Her favourite brand of sugar, Mumias, disappeared from the shelves even before machines at its milling plant in Western Kenya went silent.

It was quickly replaced by nondescript brands which, though cheap, have not really gained Achieng’s trust.

She has no particular preference or taste for the brands.

Captivating brands

And for shopping, she thinks she might just as well do it at the kiosk in her neighborhood.

“Look, every friend of mine used to shop at Nakumatt. And almost all of them loved Mumias Sugar, so I really don’t understand why they are struggling,” she says.

It is not just Nakumatt and Mumias Sugar that have won consumers’ admiration, only to disappoint them for the long haul. There are several cases of brands that have become popular with Kenyans, only to suddenly disappear.

More business people have found it easier to build captivating brands, but difficult to put in place mechanisms that would ensure their posterity.  The result is a situation where these brands continue to stand on flimsy grounds.

Nakumatt is reeling in huge debts that have seen it fail to pay suppliers.

While a number of reasons have been given for the woes facing the retail chain, they are moslty underpinned by poor management which has seen the business go down together with perhaps its most valuable asset: the promise of good shopping experience to its customer.     

Not long ago, Chase Bank, currently under receivership, was a darling of small and medium enterprises (SMEs). Not only had the lender aggressively sold the narrative of being the best SME bank, customers who banked with it agreed that it had a brilliant proposition for SMEs.

So much that prominent organisations such as the United Nations Sacco also banked with them.

Indeed, by the time things went bad for the bank, it had already secured a Sh5 billion line of credit from the African Development Bank which it was supposed to use for lending to SMEs.

The bank had also been named Best Company to Work for in a survey by audit firm Deloitte East Africa. Unfortunately, its financials were not as rosy as its brand.

Financial reports alleged cooking of the bank’s books, triggering a run on deposits that saw Central Bank of Kenya place it in receivership.  

There are many other instances of good-brands-gone-bad. Kenya Bus Services (KBS) was one of the most popular transport firms in the country, just as Akamba was popular for transporting passengers. Unfortunately, both collapsed.

Though there have been efforts to resuscitate KBS, it has not really been successful. XN Iraki, a lecturer at the University of Nairobi opines that these businesses have not been branding.

“I would call it window dressing not branding,” said Iraki, noting that real branding increases firm value and ensures longevity.

Dr Iraki cites such brands as Apple, IBM and Virgin as examples of those that have been built for posterity.

“I asked this question sometimes ago:  How comes once a Kenyan brand seems to be doing very “well” trouble follows? For example Uchumi, StageCoach, Mumias, Nakumatt .  Great brands are built on sound economic and management fundamentals, not public relations.”

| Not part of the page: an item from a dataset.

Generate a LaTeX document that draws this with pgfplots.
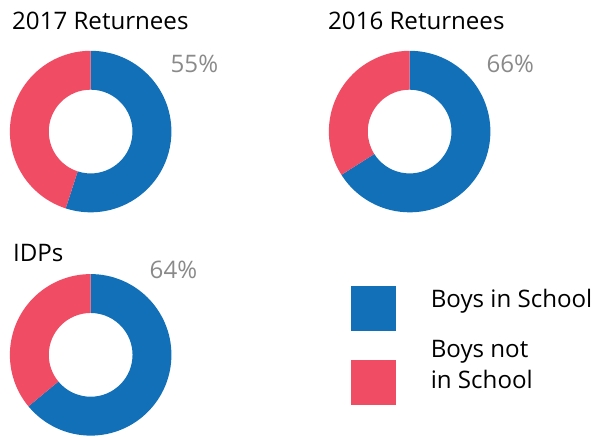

Prof Justus Munyoki, who teaches brands and marketing at the University of Nairobi, noted that in most of these cases, the brand collapses when stakeholders, such as employees, do not own the brand. “So, you find employees calling the brand ‘this thing,’ instead of ‘our thing,” he says.

Indeed, there have been cases of employees stealing from the company with impunity, because, as Munyoki puts it, “they don’t care whether the company collapses or not.” He says that succeeding companies have tried to let even customers own the brand by diligently communicating about it to them.

For example, charitable events such as Equity Bank’s scholarship are only meant to make the customer believe that if the bank succeeds, we also succeed.  

Dr Iraki suggests that companies outsource branding functions, just as companies have done with other functions. “If we can outsource other functions, why not branding ? This will avoid branding to hoodwink investors and other stakeholders or just massage the ego of the CEO or managing director,” suggested Iraki.